The elevator has floats on it for lift, counter-buoyed by steel weights, which are dropped when it is to return to the surface. A sonar responder and a 12-volt battery are built into one of the floats. When the responder receives the signal the battery sends current through a 'burn' wire in the elevator, which melts causing the weights to drop. The elevator rises to the surface and is recovered by a crew in an inflatable outboard.
Elevators are used for two reasons. One is that they do not have cables to the surface that could become tangled with the rov's (two rov's are usually in operation at a time). Secondly, the rov's have very limited lifting capacity because their buoyancy is designed so near neutral, that, any added mass would through them off.
During the afternoon, Dr. Ballard learns from the Turkish representative that he is supposed to meet the governor in Sinop for a press conference at 3 pm. (It's 2:45). During supper we learn that we cannot launch Herc. The Knorr must proceed to the port of Sinop. No one is happy about this.
We get to Sinop after sunset and find a crowd of people, paparazzi, reporters, TV cameramen, government officials and others waiting for us. For a while it's like a circus on the wharf.

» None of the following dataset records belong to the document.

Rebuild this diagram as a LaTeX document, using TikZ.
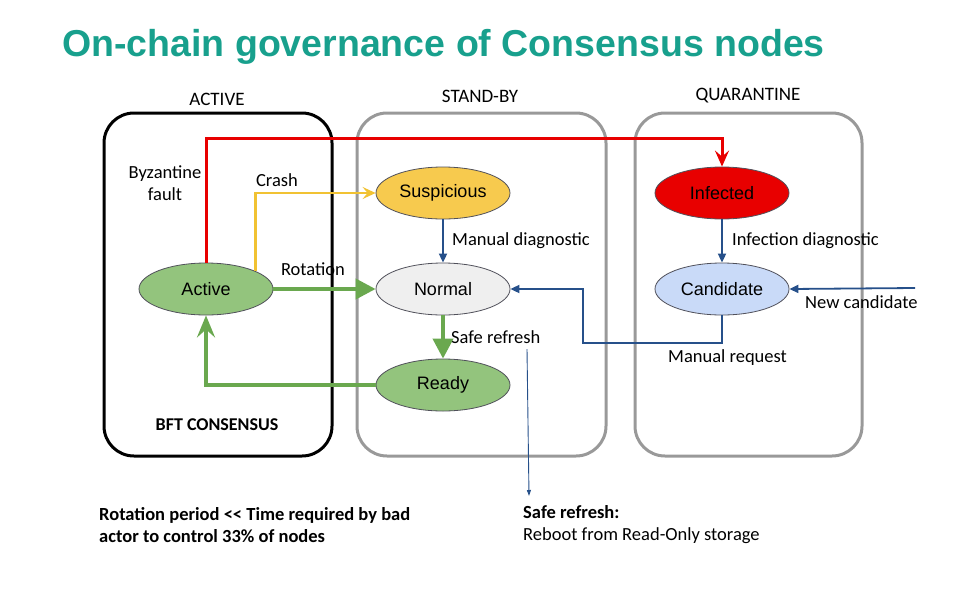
\documentclass[tikz,border=0pt]{standalone}
\usepackage{fontspec}
\setmainfont{Carlito}
\newfontfamily\arialf{Liberation Sans}
\usetikzlibrary{arrows.meta,shapes.geometric}
\definecolor{titleC}{RGB}{24,160,141}
\definecolor{redC}{RGB}{232,0,0}
\definecolor{yelLine}{RGB}{241,194,50}
\definecolor{yelFill}{RGB}{247,202,78}
\definecolor{grnFill}{RGB}{147,196,125}
\definecolor{grnLine}{RGB}{106,168,79}
\definecolor{bluC}{RGB}{38,80,138}
\definecolor{candFill}{RGB}{201,218,248}
\definecolor{normFill}{RGB}{239,239,239}
\definecolor{grayBox}{RGB}{153,153,153}
\definecolor{edgeC}{RGB}{80,80,90}
\begin{document}
\begin{tikzpicture}[x=1pt,y=-1pt,
  groupbox/.style={draw, line width=3pt, rounded corners=30pt, minimum width=#1, minimum height=343pt, inner sep=0pt},
  hdr/.style={font=\fontsize{19}{22}\selectfont},
  lbl/.style={font=\fontsize{18.5}{22}\selectfont, inner sep=0pt},
  state/.style={ellipse, draw=edgeC, line width=0.8pt, minimum width=134pt, minimum height=52pt, inner sep=0pt, font=\arialf\fontsize{18}{20}\selectfont},
  redarrow/.style={draw=redC, line width=3pt, -{Stealth[length=16pt,width=14pt,inset=6pt]}},
  yelarrow/.style={draw=yelLine, line width=2.5pt, -{Stealth[length=13pt,width=12pt,inset=5pt]}},
  grnbig/.style={draw=grnLine, line width=4pt, -{Triangle[length=20pt,width=20pt]}},
  grnback/.style={draw=grnLine, line width=3.5pt, -{Stealth[length=22pt,width=18pt,inset=8pt]}},
  bluarrow/.style={draw=bluC, line width=1.8pt, -{Triangle[length=9pt,width=8pt]}},
  thinarrow/.style={draw=bluC, line width=0.9pt, -{Triangle[length=6pt,width=4pt]}}
]
\useasboundingbox (0,0) rectangle (960,600);

% title
\node[anchor=base west, inner sep=0pt, text=titleC, font=\arialf\bfseries\fontsize{37.5}{40}\selectfont] (title) at (62,56) {On-chain governance of Consensus nodes};

% group boxes
\node[groupbox=228pt, draw=black] (gActive) at (218,284.5) {};
\node[groupbox=249pt, draw=grayBox] (gStand) at (481.5,284.5) {};
\node[groupbox=227pt, draw=grayBox] (gQuar) at (748.5,284.5) {};

\node[hdr] (hActive) at (217,99) {ACTIVE};
\node[hdr] (hStand) at (480,96) {STAND-BY};
\node[hdr] (hQuar) at (748,96) {QUARANTINE};

% states
\node[state, fill=grnFill] (active) at (206,289) {Active};
\node[state, fill=yelFill] (susp) at (443,193) {Suspicious};
\node[state, fill=normFill] (normal) at (443,289) {Normal};
\node[state, fill=grnFill] (ready) at (443,385) {Ready};
\node[state, fill=redC] (infected) at (722,193) {Infected};
\node[state, fill=candFill] (cand) at (722,289) {Candidate};

% labels
\node[lbl, align=center] (lByz) at (165,183) {Byzantine\\fault};
\node[lbl] (lCrash) at (277,180) {Crash};
\node[lbl] (lRot) at (313,269) {Rotation};
\node[lbl, anchor=west] (lMan) at (452,241) {Manual diagnostic};
\node[lbl, anchor=west] (lSafe) at (451,337) {Safe refresh};
\node[lbl, anchor=west] (lInf) at (732,241) {Infection diagnostic};
\node[lbl, anchor=west] (lNew) at (805,302) {New candidate};
\node[lbl, anchor=west] (lReq) at (668,358) {Manual request};
\node[lbl, font=\bfseries\fontsize{18}{22}\selectfont] (lBFT) at (217,425) {BFT CONSENSUS};

% bottom notes
\node[anchor=west, align=left, inner sep=0pt, font=\bfseries\fontsize{18.5}{22}\selectfont] (noteL) at (99,525) {Rotation period <{}< Time required by bad\\actor to control 33\% of nodes};
\node[anchor=west, align=left, inner sep=0pt, font=\fontsize{18.5}{22}\selectfont] (noteR) at (523,525) {\textbf{Safe refresh:}\\Reboot from Read-Only storage};

% connectors
\coordinate (redTop) at (206,138);
\draw[redarrow] (active.north) -- (redTop) -| (infected.north);
\draw[yelarrow] (active.20) |- (susp.west);
\draw[grnbig] (active.east) -- (normal.west);
\draw[grnbig] (normal.south) -- (ready.north);
\draw[grnback] (ready.west) -| (active.south);
\draw[bluarrow] (susp.south) -- (normal.north);
\draw[bluarrow] (infected.south) -- (cand.north);
\coordinate (mr) at (583,343);
\draw[bluarrow] (cand.south) |- (mr) |- (normal.east);
\coordinate (nc) at (915,288);
\draw[bluarrow] (nc) -- (cand.east);
\coordinate (sr1) at (527,349);
\coordinate (sr2) at (529,496);
\draw[thinarrow] (sr1) -- (sr2);
\end{tikzpicture}
\end{document}
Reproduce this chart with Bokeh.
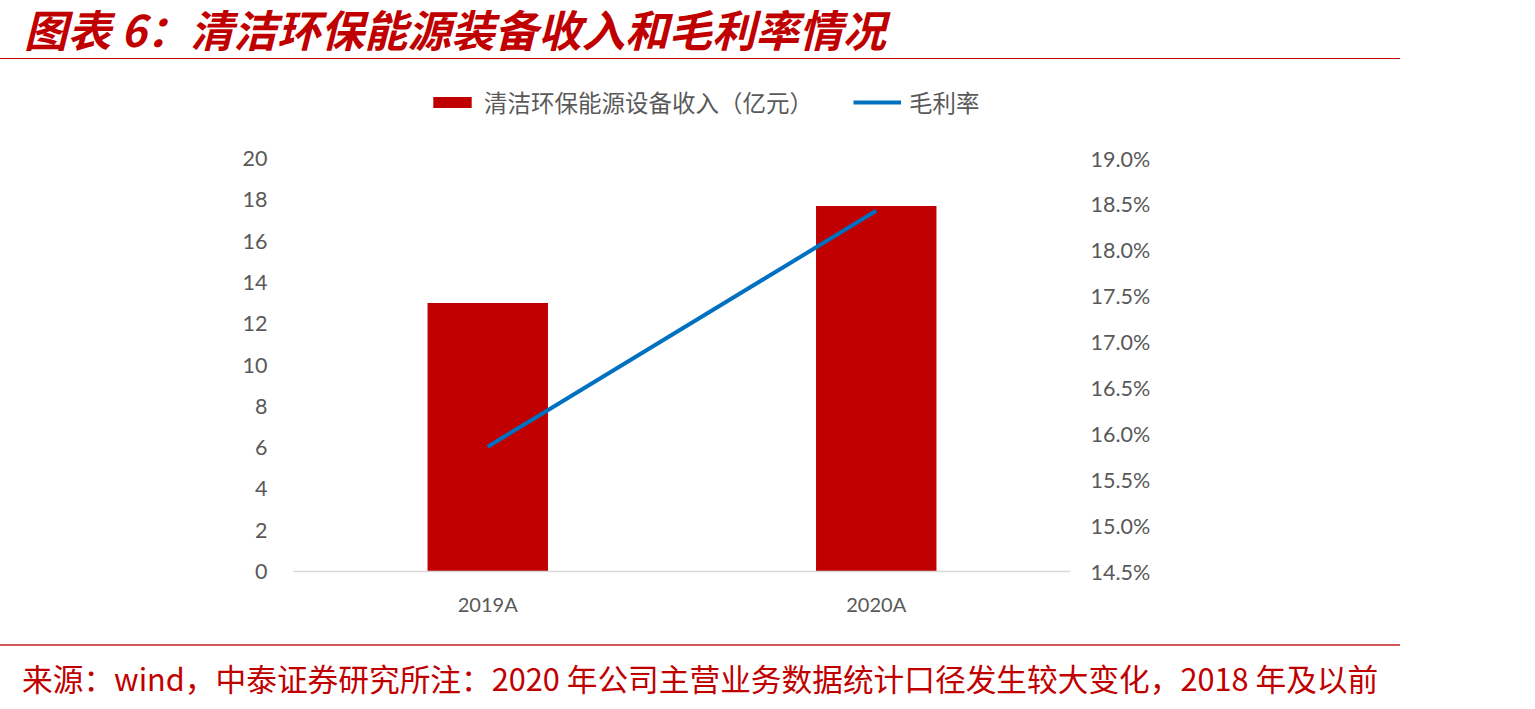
from bokeh.plotting import figure
from bokeh.models import (
    ColumnDataSource, FactorRange, LinearAxis, Range1d, Legend, LegendItem,
    NumeralTickFormatter, FixedTicker, Div
)
from bokeh.layouts import column
from bokeh.embed import file_html
from bokeh.resources import INLINE

# data
years = ["2019A", "2020A"]
revenue = [13.0, 17.7]          # 清洁环保能源设备收入（亿元）
margin = [0.1586, 0.1843]       # 毛利率
left_ticks = [0, 2, 4, 6, 8, 10, 12, 14, 16, 18, 20]
right_ticks = [0.145, 0.150, 0.155, 0.160, 0.165, 0.170, 0.175, 0.180, 0.185, 0.190]

title_text = "图表 6：清洁环保能源装备收入和毛利率情况"
footer_text = "来源：wind，中泰证券研究所注：2020 年公司主营业务数据统计口径发生较大变化，2018 年及以前"
bar_label = "清洁环保能源设备收入（亿元）"
line_label = "毛利率"

RED = "#c00000"
BLUE = "#0070c0"
GREY = "#595959"
W = 1400

# the value axes run 0..20 and 14.5%..19.0% over 413px; the frame is made a
# little taller so the legend can sit above the top tick without being clipped
AXIS_PX = 413
FRAME_PX = 491
scale = FRAME_PX / AXIS_PX

title = Div(
    text=title_text, width=W, height=59, margin=0,
    styles={
        "font-family": "'Noto Sans CJK SC'", "font-size": "43.5px", "font-weight": "bold",
        "font-style": "italic", "color": RED, "line-height": "46px",
        "padding-top": "6px", "padding-left": "24px",
        "border-bottom": "1.5px solid " + RED,
        "box-sizing": "border-box", "white-space": "nowrap",
    },
)

src = ColumnDataSource(dict(year=years, revenue=revenue, margin=margin))

p = figure(
    x_range=FactorRange(*years, range_padding=0),
    y_range=Range1d(0, 20 * scale),
    width=W, height=585, margin=0,
    min_border_left=293, min_border_right=330,
    min_border_top=585 - 73 - FRAME_PX, min_border_bottom=73,
    output_backend="svg", toolbar_location=None, tools="",
)
p.outline_line_color = None
p.grid.grid_line_color = None
p.extra_y_ranges = {"pct": Range1d(0.145, 0.145 + 0.045 * scale)}

bars = p.vbar(x="year", top="revenue", width=0.31, source=src,
              fill_color=RED, line_color=None)
line = p.line(x="year", y="margin", source=src, y_range_name="pct",
              line_color=BLUE, line_width=4)

# left axis
p.yaxis.ticker = FixedTicker(ticks=left_ticks)
p.yaxis.axis_line_color = None
p.yaxis.major_tick_line_color = None
p.yaxis.minor_tick_line_color = None
p.yaxis.major_label_standoff = 20

# right axis
ax2 = LinearAxis(y_range_name="pct", ticker=FixedTicker(ticks=right_ticks),
                 formatter=NumeralTickFormatter(format="0.0%"))
ax2.axis_line_color = None
ax2.major_tick_line_color = None
ax2.minor_tick_line_color = None
ax2.major_label_standoff = 14
p.add_layout(ax2, "right")

p.xaxis.axis_line_color = "#d9d9d9"
p.xaxis.axis_line_width = 1.5
p.xaxis.major_tick_line_color = None
p.xaxis.major_label_standoff = 14

for ax in [p.yaxis[0], ax2]:
    ax.major_label_text_font = "Lato"
    ax.major_label_text_font_size = "21.5px"
    ax.major_label_text_color = GREY
p.xaxis.major_label_text_font = "Lato"
p.xaxis.major_label_text_font_size = "20px"
p.xaxis.major_label_text_color = GREY

legend = Legend(
    items=[LegendItem(label=bar_label, renderers=[bars]),
           LegendItem(label=line_label, renderers=[line])],
    orientation="horizontal", location=(135, 452),
    padding=0, margin=0, spacing=40, label_standoff=8,
    glyph_width=48, glyph_height=14,
    label_text_font="Noto Sans CJK SC", label_text_font_size="23.5px",
    label_text_color=GREY, border_line_color=None, background_fill_alpha=0,
)
p.add_layout(legend)

footer = Div(
    text=footer_text, width=W, height=62, margin=0,
    styles={
        "font-family": "'Noto Sans CJK SC'", "font-size": "30.7px", "color": RED,
        "line-height": "36px", "padding-top": "14px", "padding-left": "22px",
        "border-top": "2px solid #d05a5a", "box-sizing": "border-box",
        "white-space": "nowrap",
    },
)

layout = column(title, p, footer, spacing=0)

open("out.html", "w").write(file_html(layout, INLINE))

The Turkish officials confiscated all our passports and demand six photos of each person on board. Cathy Offinger remembered that I had my 'who's who on the Knorr' photo list. Suddenly the list has a new purpose. We quickly gathered anyone I hadn't taken a picture of yet and start clicking away. Dr. Ballard is not happy about this declaring, "nobody smile for them!" He didn't, but not everyone could keep a straight face for the camera!